The show frequently underscored how Katie and Greg were in the same boat when it came to letting go of their very hot, very charismatic, very manipulative exes, and now they both seem to be free of the romantic entanglement but inevitably will have to continue to work with them on campus. This might make for a fun dynamic, especially if Archie teams up with Elizabeth at some point. One thing is for sure: Neither of those exes is present at Greg’s going-away party at Art’s later that night.

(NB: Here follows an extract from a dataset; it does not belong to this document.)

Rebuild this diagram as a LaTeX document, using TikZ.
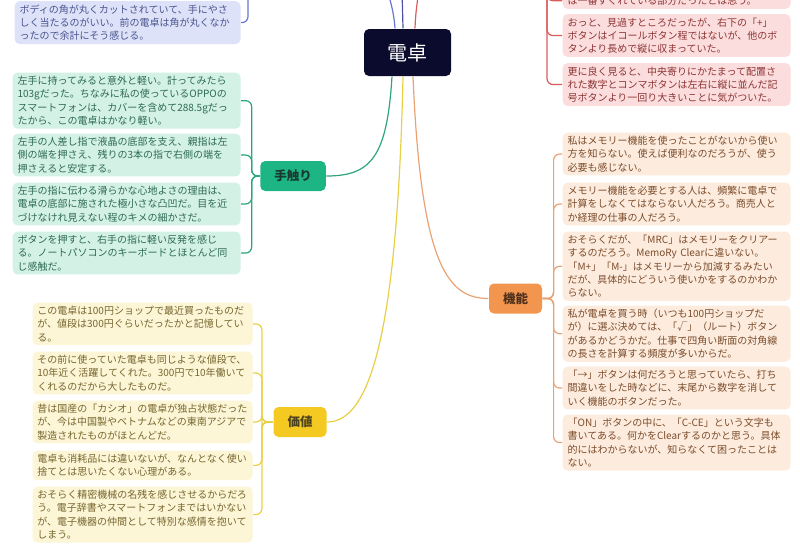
\documentclass[tikz,border=0pt]{standalone}
\usepackage{fontspec}
\newfontfamily\jp{Noto Sans CJK JP}
\definecolor{hubc}{HTML}{0B0B2E}
\definecolor{gcat}{HTML}{1DB584}
\definecolor{glink}{HTML}{2BA57C}
\definecolor{gleaf}{HTML}{D3F1E5}
\definecolor{gtext}{HTML}{2E6A55}
\definecolor{ocat}{HTML}{F2964F}
\definecolor{olink}{HTML}{E9A274}
\definecolor{oleaf}{HTML}{FDECDD}
\definecolor{otext}{HTML}{7B4C2C}
\definecolor{ycat}{HTML}{F3C922}
\definecolor{ylink}{HTML}{E8CF45}
\definecolor{yleaf}{HTML}{FCF5D6}
\definecolor{ytext}{HTML}{76662E}
\definecolor{rlink}{HTML}{D95B5B}
\definecolor{rleaf}{HTML}{FCDDDD}
\definecolor{rtext}{HTML}{8C3434}
\definecolor{blink}{HTML}{6776CF}
\definecolor{ilink}{HTML}{4C54A2}
\definecolor{bleaf}{HTML}{DDE2F8}
\definecolor{btext}{HTML}{4A5590}
\begin{document}
\begin{tikzpicture}[x=1pt,y=-1pt,line width=1.2pt,
	hub/.style={fill=hubc, text=white, rounded corners=5pt, minimum width=87pt, minimum height=47pt, font=\jp\fontsize{20}{21}\selectfont},
	cat/.style={rounded corners=5pt, minimum height=30pt, inner xsep=14pt, font=\jp\bfseries\fontsize{12.5}{14}\selectfont},
	leaf/.style={anchor=north west, rounded corners=5pt, inner xsep=5pt, inner ysep=3.5pt, text width=218pt, align=left, font=\jp\fontsize{10}{13.3}\selectfont},
	gleafbox/.style={leaf, fill=gleaf, text=gtext},
	oleafbox/.style={leaf, fill=oleaf, text=otext},
	yleafbox/.style={leaf, fill=yleaf, text=ytext, text width=210.5pt, inner xsep=4.75pt},
	rleafbox/.style={leaf, fill=rleaf, text=rtext},
	bleafbox/.style={leaf, fill=bleaf, text=btext, text width=216pt},
	brace/.style={rounded corners=6pt}]
	\clip (0,0) rectangle (800,550);
	\node (hub) at (407.5,52.5)	[hub]	{電卓};
	\node (kin) at (293,176)	[cat, fill=gcat, text=gtext!55!black]	{手触り};
	\node (fun) at (515.5,298.5)	[cat, fill=ocat, text=otext!65!black]	{機能};
	\node (val) at (300,422)	[cat, fill=ycat, text=ytext!65!black]	{価値};
	\coordinate (bluec) at (258,-150);
	\coordinate (indc) at (390,-150);
	\coordinate (redc) at (537,-150);

	\node (b1) at (14,0.5)	[bleafbox]	{ボディの角が丸くカットされていて、手にやさ\\しく当たるのがいい。前の電卓は角が丸くなか\\ったので余計にそう感じる。};

	\node (r1) at (562,-8)	[rleafbox]	{は一番すぐれている部分だったとは思う。};
	\node (r2) at (562,13.5)	[rleafbox]	{おっと、見過すところだったが、右下の「+」\\ボタンはイコールボタン程ではないが、他のボ\\タンより長めで縦に収まっていた。};
	\node (r3) at (562,62.5)	[rleafbox]	{更に良く見ると、中央寄りにかたまって配置さ\\れた数字とコンマボタンは左右に縦に並んだ記\\号ボタンより一回り大きいことに気がついた。};

	\node (g1) at (12,72)	[gleafbox]	{左手に持ってみると意外と軽い。計ってみたら\\103gだった。ちなみに私の使っているOPPOの\\スマートフォンは、カバーを含めて288.5gだっ\\たから、この電卓はかなり軽い。};
	\node (g2) at (12,133)	[gleafbox]	{左手の人差し指で液晶の底部を支え、親指は左\\側の端を押さえ、残りの3本の指で右側の端を\\押さえると安定する。};
	\node (g3) at (12,182)	[gleafbox]	{左手の指に伝わる滑らかな心地よさの理由は、\\電卓の底部に施された極小さな凸凹だ。目を近\\づけなけれ見えない程のキメの細かさだ。};
	\node (g4) at (12,231)	[gleafbox]	{ボタンを押すと、右手の指に軽い反発を感じ\\る。ノートパソコンのキーボードとほとんど同\\じ感触だ。};

	\node (o1) at (562,132)	[oleafbox]	{私はメモリー機能を使ったことがないから使い\\方を知らない。使えば便利なのだろうが、使う\\必要も感じない。};
	\node (o2) at (562,182)	[oleafbox]	{メモリー機能を必要とする人は、頻繁に電卓で\\計算をしなくてはならない人だろう。商売人と\\か経理の仕事の人だろう。};
	\node (o3) at (562,231)	[oleafbox]	{おそらくだが、「MRC」はメモリーをクリアー\\するのだろう。MemoRy Clearに違いない。\\「M+」「M-」はメモリーから加減するみたい\\だが、具体的にどういう使いかをするのかわか\\らない。};
	\node (o4) at (562,305)	[oleafbox]	{私が電卓を買う時（いつも100円ショップだ\\が）に選ぶ決めては、「√」（ルート）ボタン\\があるかどうかだ。仕事で四角い断面の対角線\\の長さを計算する頻度が多いからだ。};
	\node (o5) at (562,366)	[oleafbox]	{「→」ボタンは何だろうと思っていたら、打ち\\間違いをした時などに、末尾から数字を消して\\いく機能のボタンだった。};
	\node (o6) at (562,414)	[oleafbox]	{「ON」ボタンの中に、「C-CE」という文字も\\書いてある。何かをClearするのかと思う。具体\\的にはわからないが、知らなくて困ったことは\\ない。};

	\node (y1) at (32,302)	[yleafbox]	{この電卓は100円ショップで最近買ったものだ\\が、値段は300円ぐらいだったかと記憶してい\\る。};
	\node (y2) at (32,351)	[yleafbox]	{その前に使っていた電卓も同じような値段で、\\10年近く活躍してくれた。300円で10年働いて\\くれるのだから大したものだ。};
	\node (y3) at (32,400)	[yleafbox]	{昔は国産の「カシオ」の電卓が独占状態だった\\が、今は中国製やベトナムなどの東南アジアで\\製造されたものがほとんどだ。};
	\node (y4) at (32,450)	[yleafbox]	{電卓も消耗品には違いないが、なんとなく使い\\捨てとは思いたくない心理がある。};
	\node (y5) at (32,486)	[yleafbox]	{おそらく精密機械の名残を感じさせるからだろ\\う。電子辞書やスマートフォンまではいかない\\が、電子機器の仲間として特別な感情を抱いて\\しまう。};

	\draw[blink] ([xshift=-12.5pt]hub.north) .. controls +(-5,-80) and (300,-150) .. (bluec);
	\draw[ilink] ([xshift=-4.5pt]hub.north) .. controls +(-2,-80) .. (indc);
	\draw[rlink] ([xshift=7.5pt]hub.north) .. controls +(3,-90) and (470,-150) .. (redc);
	\draw[glink] ([xshift=-15.5pt]hub.south) .. controls +(-5,80) and +(45,0) .. (kin.east);
	\draw[ylink] ([xshift=-4.5pt]hub.south) .. controls +(-6,270) and +(40,0) .. (val.east);
	\draw[olink] ([xshift=5.5pt]hub.south) .. controls +(8,190) and +(-40,0) .. (fun.west);

	\draw[blink, brace] (bluec) -- ++(-10,0) |- (b1.east);
	\draw[rlink, brace] (redc) -- ++(10,0) |- (r1.west);
	\draw[rlink, brace] (redc) -- ++(10,0) |- (r2.west);
	\draw[rlink, brace] (redc) -- ++(10,0) |- (r3.west);
	\draw[glink, brace] (kin.west) -- ++(-8,0) |- (g1.east);
	\draw[glink, brace] (kin.west) -- ++(-8,0) |- (g2.east);
	\draw[glink, brace] (kin.west) -- ++(-8,0) |- (g3.east);
	\draw[glink, brace] (kin.west) -- ++(-8,0) |- (g4.east);
	\draw[olink, brace] (fun.east) -- ++(11,0) |- (o1.west);
	\draw[olink, brace] (fun.east) -- ++(11,0) |- (o2.west);
	\draw[olink, brace] (fun.east) -- ++(11,0) |- (o3.west);
	\draw[olink, brace] (fun.east) -- ++(11,0) |- (o4.west);
	\draw[olink, brace] (fun.east) -- ++(11,0) |- (o5.west);
	\draw[olink, brace] (fun.east) -- ++(11,0) |- (o6.west);
	\draw[ylink, brace] (val.west) -- ++(-11,0) |- (y1.east);
	\draw[ylink, brace] (val.west) -- ++(-11,0) |- (y2.east);
	\draw[ylink, brace] (val.west) -- ++(-11,0) |- (y3.east);
	\draw[ylink, brace] (val.west) -- ++(-11,0) |- (y4.east);
	\draw[ylink, brace] (val.west) -- ++(-11,0) |- (y5.east);
\end{tikzpicture}
\end{document}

The party is the visual and narrative equivalent of one of those whimsical cups of hot chocolate, complete with peppermint straw. It’s warm, it’s cozy-making, and it’s a holiday hug. A light snow falls softly outside the restaurant, the picture window in the front allowing us a peek into the merriment inside. When Greg arrives at Art’s, he thinks he’s just meeting up with Tommy for some fries and a good-bye, but he’s delighted to find that all his friends and students are there. He shares raucous embraces with the students he bonded with, a smooch with Cristle, and several moments with Walt and Dylan. As the night winds down, he gives a heartfelt speech about how he’s loved his time at the college and is sad to be leaving.
Only he’s not leaving. Katie escorts her dad home and lets him know that she’s done with Archie, once and for all. Greg is ecstatic. She also casually tells him that she doesn’t mind if he stays for another semester. Katie is kind of the queen of late-breaking news to important men in her life, but unlike Archie’s debacle with Sunny, Greg can very easily take back his intent to leave. So he does. He gets to keep his newfound friends, his job, and his proximity to his beloved daughter. I’m loving this for Greg, and I’m loving this for Steve Carell. The center of an ensemble sitcom is where he belongs.
It’s been a blast recapping this season of Rooster, and I hope to be back next semester. Thank you all for reading! In the meantime, you can find me selling my old textbooks back for pennies on the dollar at the bookstore and shouting about what an absolute scam textbooks are.
Office Hours
• It feels very odd to have a Christmas episode air in late spring. I kind of wish this entire season had capitalized on the vibe of the seasons and debuted this past fall instead. However, given that season two will probably take place during the second semester at Ludlow, we can hope that it’ll premiere around the same time next year to take advantage of the seasonal symbiosis.
• At Greg’s good-bye party, he thanks two previously unseen people for “all the hot chocolates.” The brief but indelible introduction of these impeccably styled characters leads me to believe there were scenes filmed in the hot-chocolate shop that somehow landed on the cutting-room floor. If so, give me the hot-chocolate cut!
• This exchange between Tommy and Greg: “You changed my life.” “You changed your life.” I know it’s cheeseball, but Greg and Tommy’s friendship/mentorship/found-family situation made my heart grow three sizes. Maximo Salas’s sweet persona continues to radiate off the screen, and I hope we see him in more stuff soon.
• Greg has a new female-centric book with a terrible cover (don’t judge a book by its cover, y’all), and even Ronnie has to admit it’s not that bad. Will this propel him into a new market?
• When is Katie going to hide the cock?!